Sophomore Kevin Vaughan has increased his production of late and had three goals against Princeton.
“I think our game against Princeton was evidence that when we work together as a unit great things happen,” Duboe said. “Our production will be a result of how well we play as a unit, not necessarily any individual performances. If we stick to the fundamentals and execute, things should take care of themselves.”
The Crimson will face a difficult task in trying to score against Bulldog junior goalie Johnathan Falcone, who leads the Ivy in goals against average with 8.71 allowed per game.
But a large part of that statistic has to do with the fact that the Yale defense allows the fewest number of shots of any team in the conference.
“Yale has a young but solid defense,” junior midfielder Andrew Parchman said. “We’ve just got to execute; it’s always a question of whether we can fulfill our gameplan.”
The Bulldogs excel when the ball is on the ground.
They lead the Ancient Eight in ground balls per game with 32.6 and have the best faceoff percentage in the conference at 55.5%.
Harvard hopes to counter with another strong performance from freshman midfielder Alex White, who won 12 faceoffs and grabbed eight ground balls against the Tigers.
The Crimson is 5-1 on the year when it snags more ground balls than its opponents.
“It’s really just a mentality when you go into games,” said Parchman, who is first on the team in faceoffs won. “It’s not the person who has the better stick skills or has better position, it’s the person who wants the ground ball or the faceoff more who gets it.”

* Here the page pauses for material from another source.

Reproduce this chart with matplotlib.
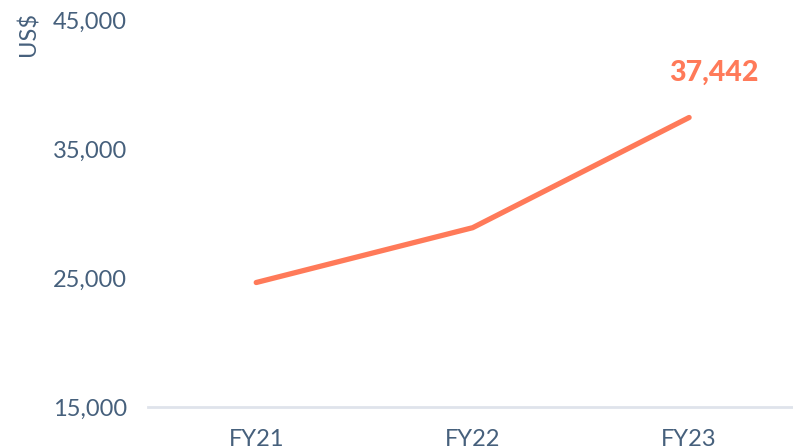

Last season, Harvard beat Yale, 13-8, in a game in which Cohen had five goals.
The Bulldogs lead the historic rivalry, which began in 1882, 57-32. But few—if any—of those match-ups have ever been as important as tomorrow’s.
If Yale wins, the contest will mark the end of solid Harvard careers for midfielders Travis Burr and Duboe—a finalist for the Lowe’s Senior CLASS Award—and defensemen Billy Geist and Ben Smith, among other seniors.
But the team doesn’t plan to have their seasons end on a sour note.
“Lacrosse means the world to this senior class and every guy on the team, so we don’t want it to end,” Duboe said. “The games that we’ll play in the future don’t really matter, the games that we won in the past don’t matter. It all comes down to this game.”